UK government launches competition for efficiency solutions in energy intensive industries

Article by Sam Baker

THE UK government has launched a Contracts for Innovation competition that will fund projects to test resource efficiency solutions across three energy intensive sectors, including chemicals.

Opening the competition to applications this week, the Department for Energy Security and Net Zero (DESNZ) and Innovate UK will allocate £3m (US$4m) to businesses that can demonstrate resource efficiency improvements in the chemicals, construction and automotive sectors. Project proposals must be entirely UK-based and should “contribute to UK territorial carbon savings”, the government says.

Each successful applicant will receive between £50,000 and £300,000 to run a project of up to five months, starting in November 2025. The government expects the average funding per project to be around £100,000. Projects must include a demonstration of the technology, either completed during the five-month period or within the last five years, and a life cycle assessment (LCA) that includes analysis of commercial potential. 

The government says applications should be framed in the context of DESNZ’s 2023 research on improving resource efficiency, which identified a number of commercially viable technologies across intensive manufacturing industries, including chemicals. The government has said chemicals applications in the competition should fall into at least one of five categories: industrial symbiosis, redesign of chemical formulations, carbon capture, replacement of fossil feedstocks with sustainable biomass, and replacement of fossil feedstocks through chemical plastic recycling or other valorisation routes.
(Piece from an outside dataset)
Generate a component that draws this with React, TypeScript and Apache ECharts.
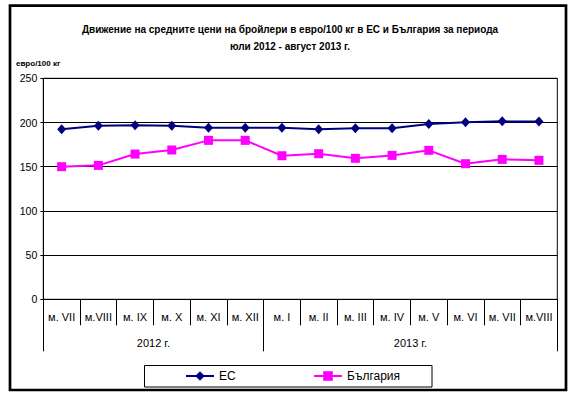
import React, { useEffect, useRef } from "react";
import * as echarts from "echarts";

const months = ["м. VII", "м.VIII", "м. IX", "м. X", "м. XI", "м. XII", "м. I", "м. II", "м. III", "м. IV", "м. V", "м. VI", "м. VII", "м.VIII"];
const years = ["2012 г.", "2013 г."];
const monthsPerYear = [6, 8];
const ecValues = [192.3, 196.3, 196.8, 196.3, 194.1, 194.0, 194.0, 192.3, 193.4, 193.4, 198.3, 200.2, 201.3, 201.0];
const bgValues = [150.0, 151.5, 164.3, 168.9, 179.8, 179.8, 162.4, 164.7, 159.5, 162.8, 168.5, 153.4, 158.3, 157.2];
const yTicks = [0, 50, 100, 150, 200, 250];

const FONT = "'Liberation Sans', Arial, sans-serif";

export default function App() {
  const ref = useRef<HTMLDivElement>(null);
  useEffect(() => {
    if (!ref.current) return;
    const chart = echarts.init(ref.current, null, { renderer: "svg" });
    const bounds: number[] = [0];
    const centers: number[] = [];
    monthsPerYear.forEach((n) => {
      const start = bounds[bounds.length - 1];
      centers.push(start + n / 2);
      bounds.push(start + n);
    });
    const total = bounds[bounds.length - 1];
    chart.setOption({
      animation: false,
      backgroundColor: "#fff",
      textStyle: { fontFamily: FONT, color: "#000" },
      title: [
        {
          text: "Движение на средните цени на бройлери в евро/100 кг в ЕС и България за периода\nюли 2012 - август 2013 г.",
          left: "center",
          top: 16,
          textStyle: { fontFamily: FONT, fontSize: 10, fontWeight: "bold", color: "#000", lineHeight: 17 },
        },
        {
          text: "евро/100 кг",
          left: 16,
          top: 58,
          padding: 0,
          textStyle: { fontFamily: FONT, fontSize: 8, fontWeight: "bold", color: "#000", lineHeight: 10 },
        },
      ],
      graphic: [
        { type: "rect", shape: { x: 10, y: 5.7, width: 556, height: 384.3 }, style: { fill: "none", stroke: "#000", lineWidth: 2.7 }, silent: true },
        { type: "rect", shape: { x: 144.5, y: 365.5, width: 287.5, height: 21.5 }, style: { fill: "none", stroke: "#000", lineWidth: 1 }, silent: true },
      ],
      legend: [
        {
          data: ["ЕС"], left: 185, top: 370, padding: 0, itemWidth: 28, itemHeight: 12,
          textStyle: { fontFamily: FONT, fontSize: 12, color: "#000" },
        },
        {
          data: ["България"], left: 313, top: 370, padding: 0, itemWidth: 28, itemHeight: 12,
          textStyle: { fontFamily: FONT, fontSize: 12, color: "#000" },
        },
      ],
      grid: { left: 43.3, right: 22.7, top: 78.3, bottom: 97.7, show: true, borderColor: "#000", borderWidth: 1, backgroundColor: "transparent" },
      xAxis: [
        {
          type: "category",
          data: months,
          boundaryGap: true,
          axisLine: { show: true, lineStyle: { color: "#000", width: 1 } },
          axisTick: { show: true, interval: 0, length: 26, lineStyle: { color: "#000", width: 1 } },
          axisLabel: { interval: 0, margin: 12, fontSize: 11, color: "#000", fontFamily: FONT },
          splitLine: { show: false },
        },
        {
          type: "value",
          position: "bottom",
          min: 0,
          max: total,
          axisLine: { show: false },
          splitLine: { show: false },
          axisTick: { show: true, customValues: bounds, length: 52, lineStyle: { color: "#000", width: 1 } },
          axisLabel: {
            show: true,
            customValues: centers,
            margin: 38,
            fontSize: 11,
            color: "#000",
            fontFamily: FONT,
            formatter: (v: number) => {
              const i = centers.findIndex((c) => Math.abs(c - v) < 1e-6);
              return i >= 0 ? years[i] : "";
            },
          },
        },
      ],
      yAxis: {
        type: "value",
        min: yTicks[0],
        max: yTicks[yTicks.length - 1],
        interval: yTicks[1] - yTicks[0],
        axisLine: { show: true, lineStyle: { color: "#000", width: 1 } },
        axisTick: { show: true, length: 3, lineStyle: { color: "#000" } },
        axisLabel: { margin: 6, fontSize: 10.5, color: "#000", fontFamily: FONT, lineHeight: 11 },
        splitLine: { show: true, lineStyle: { color: "#000", width: 1 } },
      },
      series: [
        {
          name: "ЕС",
          type: "line",
          data: ecValues,
          symbol: "diamond",
          symbolSize: [9, 10],
          itemStyle: { color: "#000080" },
          lineStyle: { color: "#000080", width: 2 },
        },
        {
          name: "България",
          type: "line",
          data: bgValues,
          symbol: "rect",
          symbolSize: 9,
          itemStyle: { color: "#FF00FF" },
          lineStyle: { color: "#FF00FF", width: 2 },
        },
      ],
    });
    return () => chart.dispose();
  }, []);
  return <div ref={ref} style={{ position: "fixed", left: 0, top: 0, width: 580, height: 397 }} />;
}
Construction proposals must fall under at least one of several categories. While most are geared toward the sector’s civil industries, one focuses on recovering materials and components for reuse and recycling, and another targets reducing embodied carbon in new buildings, such as through lower-carbon cement and steel.

‘Missed opportunities’

The competition has been met with some disappointment for not having a wide enough scope.  David Gardner, chair of IChemE’s special interest group on sustainability, told TCE: “It is a shame that the call, although welcome, has missed the opportunity to be truly innovative in the approach and to address a more all-encompassing concept of resource efficiency that would help develop future, truly sustainable, processes.

“However, I would encourage chemical engineers to get involved with the competition, but to stretch themselves and the aims of any proposed project to go beyond the call itself and use their unique talents to demonstrate how resource efficiency can be incorporated into future production across all sectors.”

The government has said the LCA submitted at the end of each successful project must include analysis of downstream impacts, while instructing applicants that “if your solution relies on feedstocks that are utilised in other systems then we expect you to consider the impacts on these wider systems”. However, Gardner believes there is an over-reliance on LCAs as a metric of success. He said: “New developments in chemical engineering [are] moving beyond this type of analysis so that a much broader systems-thinking approach can be identified and adopted.

“By missing out these concepts, funded projects run the risk of solving a local problem rather than a global issue.” A DESNZ spokesperson said that “solutions which promote offshoring of UK industries will not be eligible”.

The competition is open to applications here and will close on 27 August 2025.